Submitted By: Smith Gee Studio

Owner: FMBC Investments

Lead Design Firm: Smith Gee Studio

General Contractor: Capital City Construction

Civil Engineer: TTL/DBS & Associates Engineering

Structural Engineer: Structural Affiliates International

MEP Engineer: Krell Engineering

Landscape Architect: Heibert + Ball Land Design

Subcontractors: Quietly Making Noise

With 173 stacked, rotated and offset shipping containers, 83 Freight is bringing new options to Nashville’s Wedgewood-Houston industrial neighborhood, honoring the city’s working past while nodding to its growing maker and artisan community.

Those reused shipping containers make 83 residential units, ranging from micro-studios to one- and two-bedroom flats. The project was an experiment, with architects, engineers and contractors coming together to devise a new construction technique and process from sourcing containers domestically to the site itself, which presented the first challenge: a large sinkhole in one corner.

The sinkhole, as well as substantial soil heaps existing on the site, required more than 300 micro-pile foundations across the site which had to be driven to bedrock depth, including some to almost 90 feet below grade.

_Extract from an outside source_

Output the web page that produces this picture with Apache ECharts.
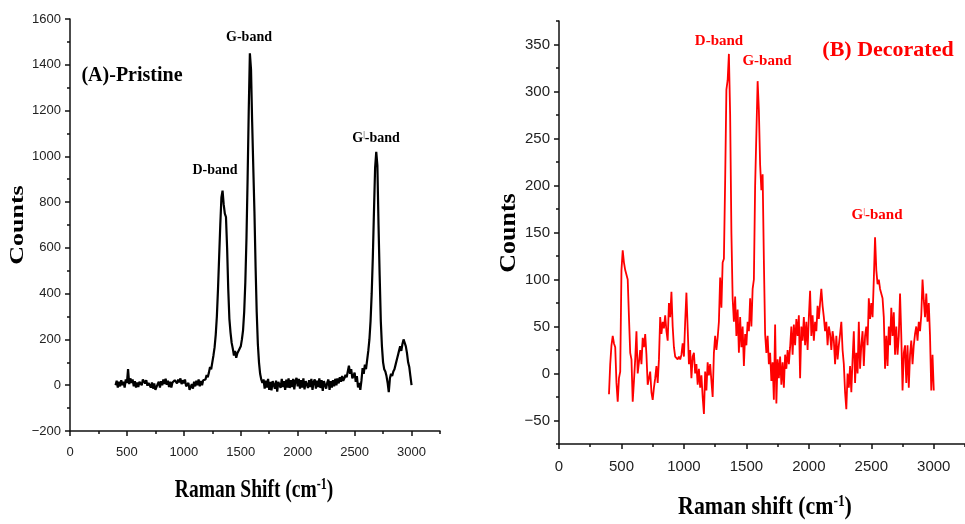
<!DOCTYPE html>
<html>
<head>
<meta charset="utf-8">
<script src="https://cdn.jsdelivr.net/npm/echarts@6/dist/echarts.min.js"></script>
<style>html,body{margin:0;padding:0;background:#fff;}#c{width:965px;height:524px;}</style>
</head>
<body>
<div id="c"></div>
<script>
// Raman shift sampling (cm^-1), shared by both spectra
const shift = [
400,410,420,430,440,450,460,470,480,490,
500,510,520,530,540,550,560,570,580,590,
600,610,620,630,640,650,660,670,680,690,
700,710,720,730,740,750,760,770,780,790,
800,810,820,830,840,850,860,870,880,890,
900,910,920,930,940,950,960,970,980,990,
1000,1010,1020,1030,1040,1050,1060,1070,1080,1090,
1100,1110,1120,1130,1140,1150,1160,1170,1180,1190,
1200,1210,1220,1230,1240,1250,1260,1270,1280,1290,
1300,1310,1320,1330,1340,1350,1360,1370,1380,1390,
1400,1410,1420,1430,1440,1450,1460,1470,1480,1490,
1500,1510,1520,1530,1540,1550,1560,1570,1580,1590,
1600,1610,1620,1630,1640,1650,1660,1670,1680,1690,
1700,1710,1720,1730,1740,1750,1760,1770,1780,1790,
1800,1810,1820,1830,1840,1850,1860,1870,1880,1890,
1900,1910,1920,1930,1940,1950,1960,1970,1980,1990,
2000,2010,2020,2030,2040,2050,2060,2070,2080,2090,
2100,2110,2120,2130,2140,2150,2160,2170,2180,2190,
2200,2210,2220,2230,2240,2250,2260,2270,2280,2290,
2300,2310,2320,2330,2340,2350,2360,2370,2380,2390,
2400,2410,2420,2430,2440,2450,2460,2470,2480,2490,
2500,2510,2520,2530,2540,2550,2560,2570,2580,2590,
2600,2610,2620,2630,2640,2650,2660,2670,2680,2690,
2700,2710,2720,2730,2740,2750,2760,2770,2780,2790,
2800,2810,2820,2830,2840,2850,2860,2870,2880,2890,
2900,2910,2920,2930,2940,2950,2960,2970,2980,2990,
3000];

// (A) Pristine counts
const countsPristine = [
0,20,-10,15,-5,22,0,15,-10,25,
10,70,5,30,10,25,-5,18,-10,12,
-8,15,22,0,25,28,8,22,-2,10,
15,-10,12,-15,8,-20,-28,5,15,-10,
18,0,25,5,28,2,20,-8,15,-10,
12,5,22,30,8,25,12,30,5,22,
8,25,-5,-10,10,-20,-28,5,-15,15,
-5,20,0,25,-5,18,0,22,28,25,
45,35,55,80,70,100,130,165,220,300,
420,560,700,820,850,790,750,735,600,420,
290,230,185,160,130,150,120,140,150,145,
170,200,240,320,450,640,900,1200,1450,1380,
1150,950,760,520,320,180,100,50,25,10,
25,-15,20,-10,28,-20,15,-22,18,25,
-15,20,-28,15,22,-12,28,-8,18,-20,
25,-10,30,-12,22,-8,28,-18,20,32,
-5,28,-15,22,-10,30,-18,18,25,-12,
22,-8,28,-20,15,25,-15,20,-8,30,
-12,22,-25,18,25,-15,12,25,-20,18,
-10,22,-5,28,0,30,8,35,15,40,
20,30,45,35,60,85,50,70,30,40,
55,15,40,-10,10,-20,20,75,50,90,
70,110,150,200,280,400,560,760,950,1020,
960,700,480,280,170,100,70,60,40,10,
-30,30,50,40,60,70,90,110,130,150,
170,150,180,200,185,170,140,100,80,40,
0];

// (B) Decorated counts
const countsDecorated = [
-22,10,30,40,32,28,-10,-30,-5,2,
110,131,118,110,105,100,60,22,15,-30,
-8,15,45,0,12,25,10,38,28,42,
20,-12,-5,2,-20,-28,-15,-5,8,-10,
15,60,42,55,48,62,45,35,75,60,
87,50,28,18,20,15,18,15,20,32,
18,55,86,48,10,25,-5,18,22,0,
10,-12,5,-15,-2,-25,-43,2,-18,12,
-2,10,-8,-25,22,40,25,38,55,102,
70,118,122,205,302,312,340,275,150,80,
55,82,40,68,22,60,28,50,8,42,
30,55,45,80,50,90,100,200,255,311,
280,222,195,212,120,42,22,40,10,22,
-8,12,-28,52,-32,15,-5,18,-12,12,
-15,20,5,25,10,28,50,20,52,30,
58,40,62,-5,50,35,60,30,55,25,
60,88,40,62,35,55,45,72,58,75,
90,72,60,45,55,30,50,42,25,45,
35,10,40,15,30,42,55,25,10,-20,
-38,0,-15,8,-20,15,45,-10,22,0,
55,5,30,45,8,40,50,30,80,58,
75,60,100,145,110,95,100,90,88,80,
60,5,40,8,50,30,70,40,65,20,
50,20,40,85,40,-18,22,30,-10,30,
-15,20,35,10,30,42,50,35,55,45,
62,100,78,60,85,55,75,40,-18,20,
-18];

// Tick labels
const xTickLabels = [0,500,1000,1500,2000,2500,3000];
const yTickLabelsA = [-200,0,200,400,600,800,1000,1200,1400,1600];
const yTickLabelsB = [-50,0,50,100,150,200,250,300,350];

const chart = echarts.init(document.getElementById('c'), null, {renderer:'canvas'});
const AX = {color:'#111', width:1.5};
const sans = '"Liberation Sans", Arial, sans-serif';
const serif = '"Liberation Serif", "Times New Roman", serif';
const fmt = v => (v < 0 ? '\u2212' + Math.abs(v) : String(v));

function mainAxis(grid, min, max, interval){
  return {gridIndex:grid, type:'value', min:min, max:max, interval:interval,
    axisLine:{show:true, onZero:false, lineStyle:AX},
    axisTick:{show:true, length:3, lineStyle:AX},
    axisLabel:{show:false}, splitLine:{show:false}};
}
function labelAxis(grid, min, max, pos, vals, size, margin){
  return {gridIndex:grid, type:'value', min:min, max:max, position:pos,
    axisLine:{show:false, onZero:false},
    axisTick:{show:true, length:5, lineStyle:AX, customValues:vals},
    axisLabel:{show:true, customValues:vals, formatter:fmt, fontFamily:sans, fontSize:size, color:'#222', margin:margin},
    splitLine:{show:false}};
}

function txt(x, y, text, size, color, opts){
  opts = opts || {};
  return {type:'text', x:x, y:y, rotation:opts.rot||0, scaleX:opts.sx||1, scaleY:opts.sy||1, z:100,
    style:{text:text, fontFamily:serif, fontWeight:'bold', fontSize:size, fill:color,
      align:'center', verticalAlign:'middle', textAlign:'center', textVerticalAlign:'middle',
      rich:{
        sup:{fontFamily:serif, fontWeight:'bold', fontSize:Math.round(size*0.6), fill:color, verticalAlign:'top', lineHeight:size},
        bar:{fontFamily:serif, fontWeight:'normal', fontSize:Math.round(size*0.6), fill:color, verticalAlign:'top', lineHeight:size},
        n:{fontFamily:serif, fontWeight:'bold', fontSize:size, fill:color, lineHeight:size}
      }}};
}

const option = {
  backgroundColor:'#fff',
  animation:false,
  grid:[
    {left:70, top:19, width:370, height:412},
    {left:559, top:21, width:411, height:423}
  ],
  xAxis:[
    mainAxis(0, 0, 3250, 250),
    labelAxis(0, 0, 3250, 'bottom', xTickLabels, 13, 15),
    mainAxis(1, 0, 3250, 250),
    labelAxis(1, 0, 3250, 'bottom', xTickLabels, 15, 15)
  ],
  yAxis:[
    mainAxis(0, -200, 1600, 100),
    labelAxis(0, -200, 1600, 'left', yTickLabelsA, 13, 9),
    mainAxis(1, -75, 375, 25),
    labelAxis(1, -75, 375, 'left', yTickLabelsB, 15, 9)
  ],
  series:[
    {type:'line', xAxisIndex:0, yAxisIndex:0, showSymbol:false, symbol:'none',
     lineStyle:{color:'#000', width:2.2}, data:shift.map((s,i)=>[s,countsPristine[i]])},
    {type:'line', xAxisIndex:2, yAxisIndex:2, showSymbol:false, symbol:'none',
     lineStyle:{color:'#ff0000', width:1.8}, data:shift.map((s,i)=>[s,countsDecorated[i]])}
  ],
  graphic:[
    txt(132, 76, '(A)-Pristine', 20, '#000'),
    txt(249, 37, 'G-band', 14, '#000'),
    txt(215, 170, 'D-band', 14, '#000'),
    txt(376, 138, '{n|G}{bar||}{n|-band}', 14, '#000'),
    txt(18, 225, 'Counts', 26, '#000', {rot:Math.PI/2, sy:0.75}),
    txt(254, 490, '{n|Raman Shift (cm}{sup|-1}{n|)}', 26, '#000', {sx:0.75}),
    txt(719, 41, 'D-band', 15, '#ff0000'),
    txt(767, 61, 'G-band', 15, '#ff0000'),
    txt(888, 50, '(B) Decorated', 22, '#ff0000'),
    txt(877, 215, '{n|G}{bar||}{n|-band}', 15, '#ff0000'),
    txt(509, 233, 'Counts', 26, '#000', {rot:Math.PI/2, sy:0.85}),
    txt(765, 507, '{n|Raman shift (cm}{sup|-1}{n|)}', 26, '#000', {sx:0.84})
  ]
};
chart.setOption(option);
</script>
</body>
</html>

Another challenge was lay-down room given the size of the shipping containers that crews were working with, making the scheduling of fabrication and receipt critical.

Working through the lack of existing approved assemblies, maintaining structural integrity, thermal insulation and vertical alignment led the project team to essentially rethink every common design and construction practice, resulting in an archetype for environmentally responsible, high-density residential construction.

The pioneering project used ingenuity and creativity to embrace and showcase not only its construction methodology, but its community.